Wow, I was busy at GDC this year!
First off, Prom Week was a finalist for Technical Excellence in the IGF. WOW! That really is the best validation I could have hoped for after all the ridiculously hard work we put into it. Thanks to those who manned the booth, and to all those who stopped by to check it out. Prom Week is an existence proof that much of what was previously thought impossible with characters and story in games can in fact be done. I hope we can take the fact that the IGF judges recognized this and all the attention we’ve gotten from industry as a good sign for the future of storytelling in games.
Speaking of Prom Week, Josh McCoy and I gave a 20 minute talk about how Prom Week works. This was the biggest talk I’ve given yet and, from what I hear, it went over well! Though, I’m sure I’ll be hating it when I watch it in the vault… Still working on getting rid of ums… Anyhow, we’ve had some practice this sort of talk and I feel like we have really distilled the message and figured out how to bring the clear takeaways to the forefront. We had some coverage on gamasutra.
Right after us, Emily Short and Richard Evans talked about their Cotillion, a system that uses a similar approach to social simulation, but a completely different presentation style (pretty much a book where the text is generated based on the simulation and the player’s choices). Seeing it has really inspired me and I have been thinking a lot about how to use Prom Week’s AI system and a more “Cotillion-like” design to make a game about my kitties. We’ll see how far this goes…

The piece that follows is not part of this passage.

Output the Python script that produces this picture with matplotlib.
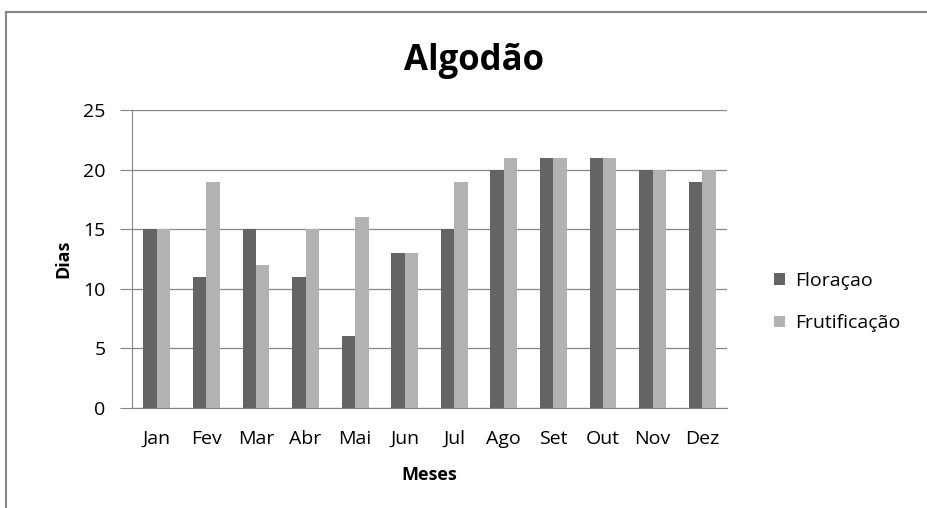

The day before I was lucky enough to give a 6 minute “rant” in the “Turing Tantrums” session. What I said was an answer to criticisms I’ve gotten in the last couple years about Prom Week and its AI system from game designers. Pretty much, that AI systems are bad if they don’t serve fun or story. While that is certainly reasonable, I offered a different perspective that at least partially explains why I do what I do: I believe that it is perfectly fine for an AI system to be an end in itself. Note how this puts the AI programmer/designer squarely as an “artist” (i.e. someone who can make weird things and not have to explain themselves). While I definitely think it is in our best interests to figure out how to better share this obsession with systems with players, we shouldn’t necessarily think we need to compromise our visions just because players might not get it. Just be ready to throw on a beret and live poorly. This got coverage on gamasutra too!
And there’s more!!! Ian Bogost demoed the game generator I’ve been working on for the last year or so at the GDC GameIT Summit. Its called Game-O-Matic and it will create a game about anything you want! The demo and talk went very well. Of course, making games isn’t easy, and getting a computer to make them for you is even harder, but I am very happy with where we are and I am confident that when we release (late Summer) using it will definitely be a delight. There was coverage on this talk too!
So in general, I have had an incredibly busy year, and I’ve found myself leading up two outwardly visible, crazy ambitious, projects that people seem to care about. That rules! But my queue of weird things I wanna make for my own sake is getting way too long and dusty. I really wanna make something new! And I need to get out of school someday (year 10 at UC Santa Cruz…). But for now, time to make Game-O-Matic rule!